AIM OF THE TASK: Go through the data and copy every line exactly, but not the images.
===== DATA EXCERPT =====
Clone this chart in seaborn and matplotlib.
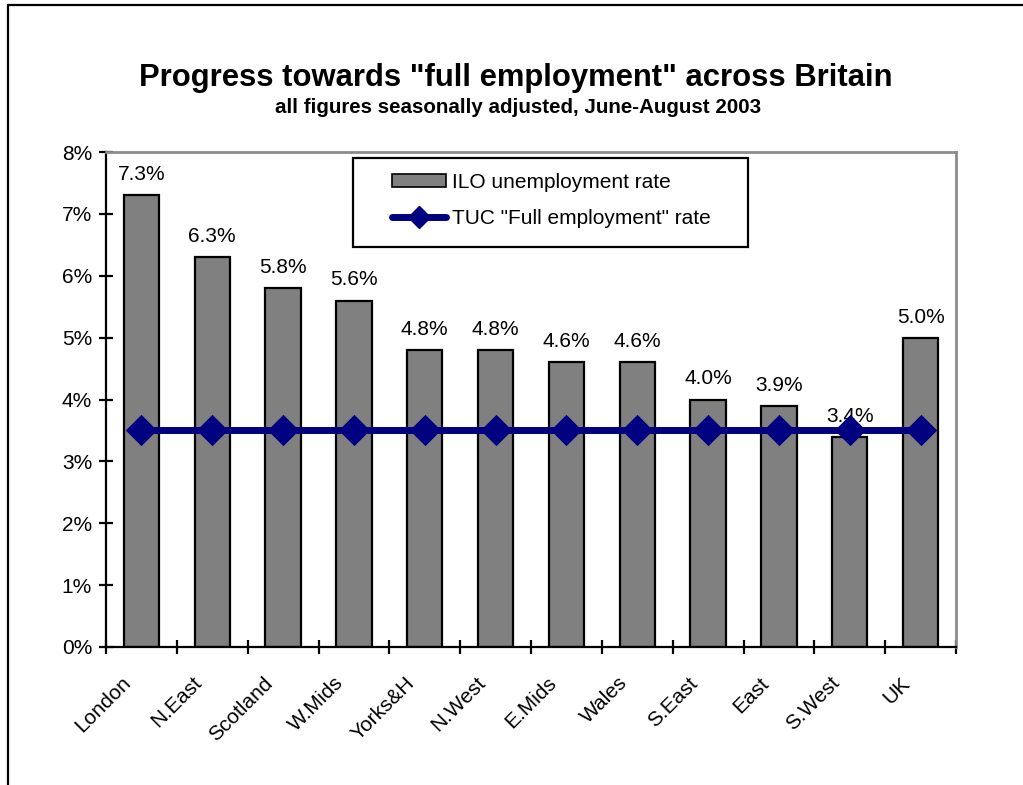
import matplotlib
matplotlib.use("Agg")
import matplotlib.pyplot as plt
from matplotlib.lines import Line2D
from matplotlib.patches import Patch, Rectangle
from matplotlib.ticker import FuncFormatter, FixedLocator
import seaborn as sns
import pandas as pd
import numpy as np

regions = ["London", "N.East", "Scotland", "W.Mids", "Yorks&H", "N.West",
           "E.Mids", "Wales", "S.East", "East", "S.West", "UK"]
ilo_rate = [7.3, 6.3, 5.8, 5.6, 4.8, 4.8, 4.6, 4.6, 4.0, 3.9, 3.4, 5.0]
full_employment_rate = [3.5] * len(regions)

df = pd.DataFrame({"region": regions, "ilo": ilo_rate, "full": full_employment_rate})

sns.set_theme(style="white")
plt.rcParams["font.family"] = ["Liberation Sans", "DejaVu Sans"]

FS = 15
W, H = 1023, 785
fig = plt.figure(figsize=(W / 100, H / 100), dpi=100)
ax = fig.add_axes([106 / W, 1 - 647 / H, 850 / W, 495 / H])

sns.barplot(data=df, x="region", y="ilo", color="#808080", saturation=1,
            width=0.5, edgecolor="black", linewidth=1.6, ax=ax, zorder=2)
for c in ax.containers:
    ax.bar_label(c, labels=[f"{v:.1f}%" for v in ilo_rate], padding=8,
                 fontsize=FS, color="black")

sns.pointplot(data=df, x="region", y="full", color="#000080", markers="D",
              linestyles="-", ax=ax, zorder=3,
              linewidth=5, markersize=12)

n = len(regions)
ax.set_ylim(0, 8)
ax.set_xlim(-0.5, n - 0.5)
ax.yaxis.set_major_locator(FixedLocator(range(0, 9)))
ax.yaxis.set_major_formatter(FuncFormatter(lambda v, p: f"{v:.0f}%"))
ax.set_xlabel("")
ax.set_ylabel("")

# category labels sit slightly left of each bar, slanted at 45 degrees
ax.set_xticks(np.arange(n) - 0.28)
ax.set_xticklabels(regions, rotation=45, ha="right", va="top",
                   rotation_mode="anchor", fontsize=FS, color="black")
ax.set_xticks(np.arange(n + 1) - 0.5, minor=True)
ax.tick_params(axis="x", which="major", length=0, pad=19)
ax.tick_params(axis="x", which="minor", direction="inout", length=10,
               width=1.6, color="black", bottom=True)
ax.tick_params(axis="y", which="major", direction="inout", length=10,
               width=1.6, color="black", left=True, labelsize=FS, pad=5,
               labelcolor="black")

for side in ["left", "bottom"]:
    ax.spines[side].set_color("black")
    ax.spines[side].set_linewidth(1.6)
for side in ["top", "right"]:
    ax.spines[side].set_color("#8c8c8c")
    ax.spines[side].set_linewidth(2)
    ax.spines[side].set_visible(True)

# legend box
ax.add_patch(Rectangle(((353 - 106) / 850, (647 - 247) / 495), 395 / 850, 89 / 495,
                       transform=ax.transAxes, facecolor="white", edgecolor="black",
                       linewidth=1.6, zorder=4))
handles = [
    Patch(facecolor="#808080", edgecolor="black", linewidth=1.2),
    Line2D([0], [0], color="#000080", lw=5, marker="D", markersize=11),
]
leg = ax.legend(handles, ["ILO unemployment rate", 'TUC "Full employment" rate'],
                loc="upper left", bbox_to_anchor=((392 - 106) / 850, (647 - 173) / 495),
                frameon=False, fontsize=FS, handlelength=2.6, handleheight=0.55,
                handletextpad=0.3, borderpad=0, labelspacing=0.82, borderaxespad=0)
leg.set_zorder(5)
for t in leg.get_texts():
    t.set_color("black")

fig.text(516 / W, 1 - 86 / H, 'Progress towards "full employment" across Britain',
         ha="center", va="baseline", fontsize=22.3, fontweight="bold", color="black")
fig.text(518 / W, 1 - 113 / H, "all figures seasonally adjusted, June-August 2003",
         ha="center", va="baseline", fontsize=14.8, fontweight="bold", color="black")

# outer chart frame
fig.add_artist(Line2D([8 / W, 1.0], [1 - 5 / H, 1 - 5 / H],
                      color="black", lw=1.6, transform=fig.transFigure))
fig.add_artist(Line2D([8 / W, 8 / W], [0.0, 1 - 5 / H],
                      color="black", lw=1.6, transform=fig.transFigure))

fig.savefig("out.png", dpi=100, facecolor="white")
=====
SOLUTION FOR THIS EXERCISE:
Clone this chart in seaborn and matplotlib.
import matplotlib
matplotlib.use("Agg")
import matplotlib.pyplot as plt
from matplotlib.lines import Line2D
from matplotlib.patches import Patch, Rectangle
from matplotlib.ticker import FuncFormatter, FixedLocator
import seaborn as sns
import pandas as pd
import numpy as np

regions = ["London", "N.East", "Scotland", "W.Mids", "Yorks&H", "N.West",
           "E.Mids", "Wales", "S.East", "East", "S.West", "UK"]
ilo_rate = [7.3, 6.3, 5.8, 5.6, 4.8, 4.8, 4.6, 4.6, 4.0, 3.9, 3.4, 5.0]
full_employment_rate = [3.5] * len(regions)

df = pd.DataFrame({"region": regions, "ilo": ilo_rate, "full": full_employment_rate})

sns.set_theme(style="white")
plt.rcParams["font.family"] = ["Liberation Sans", "DejaVu Sans"]

FS = 15
W, H = 1023, 785
fig = plt.figure(figsize=(W / 100, H / 100), dpi=100)
ax = fig.add_axes([106 / W, 1 - 647 / H, 850 / W, 495 / H])

sns.barplot(data=df, x="region", y="ilo", color="#808080", saturation=1,
            width=0.5, edgecolor="black", linewidth=1.6, ax=ax, zorder=2)
for c in ax.containers:
    ax.bar_label(c, labels=[f"{v:.1f}%" for v in ilo_rate], padding=8,
                 fontsize=FS, color="black")

sns.pointplot(data=df, x="region", y="full", color="#000080", markers="D",
              linestyles="-", ax=ax, zorder=3,
              linewidth=5, markersize=12)

n = len(regions)
ax.set_ylim(0, 8)
ax.set_xlim(-0.5, n - 0.5)
ax.yaxis.set_major_locator(FixedLocator(range(0, 9)))
ax.yaxis.set_major_formatter(FuncFormatter(lambda v, p: f"{v:.0f}%"))
ax.set_xlabel("")
ax.set_ylabel("")

# category labels sit slightly left of each bar, slanted at 45 degrees
ax.set_xticks(np.arange(n) - 0.28)
ax.set_xticklabels(regions, rotation=45, ha="right", va="top",
                   rotation_mode="anchor", fontsize=FS, color="black")
ax.set_xticks(np.arange(n + 1) - 0.5, minor=True)
ax.tick_params(axis="x", which="major", length=0, pad=19)
ax.tick_params(axis="x", which="minor", direction="inout", length=10,
               width=1.6, color="black", bottom=True)
ax.tick_params(axis="y", which="major", direction="inout", length=10,
               width=1.6, color="black", left=True, labelsize=FS, pad=5,
               labelcolor="black")

for side in ["left", "bottom"]:
    ax.spines[side].set_color("black")
    ax.spines[side].set_linewidth(1.6)
for side in ["top", "right"]:
    ax.spines[side].set_color("#8c8c8c")
    ax.spines[side].set_linewidth(2)
    ax.spines[side].set_visible(True)

# legend box
ax.add_patch(Rectangle(((353 - 106) / 850, (647 - 247) / 495), 395 / 850, 89 / 495,
                       transform=ax.transAxes, facecolor="white", edgecolor="black",
                       linewidth=1.6, zorder=4))
handles = [
    Patch(facecolor="#808080", edgecolor="black", linewidth=1.2),
    Line2D([0], [0], color="#000080", lw=5, marker="D", markersize=11),
]
leg = ax.legend(handles, ["ILO unemployment rate", 'TUC "Full employment" rate'],
                loc="upper left", bbox_to_anchor=((392 - 106) / 850, (647 - 173) / 495),
                frameon=False, fontsize=FS, handlelength=2.6, handleheight=0.55,
                handletextpad=0.3, borderpad=0, labelspacing=0.82, borderaxespad=0)
leg.set_zorder(5)
for t in leg.get_texts():
    t.set_color("black")

fig.text(516 / W, 1 - 86 / H, 'Progress towards "full employment" across Britain',
         ha="center", va="baseline", fontsize=22.3, fontweight="bold", color="black")
fig.text(518 / W, 1 - 113 / H, "all figures seasonally adjusted, June-August 2003",
         ha="center", va="baseline", fontsize=14.8, fontweight="bold", color="black")

# outer chart frame
fig.add_artist(Line2D([8 / W, 1.0], [1 - 5 / H, 1 - 5 / H],
                      color="black", lw=1.6, transform=fig.transFigure))
fig.add_artist(Line2D([8 / W, 8 / W], [0.0, 1 - 5 / H],
                      color="black", lw=1.6, transform=fig.transFigure))

fig.savefig("out.png", dpi=100, facecolor="white")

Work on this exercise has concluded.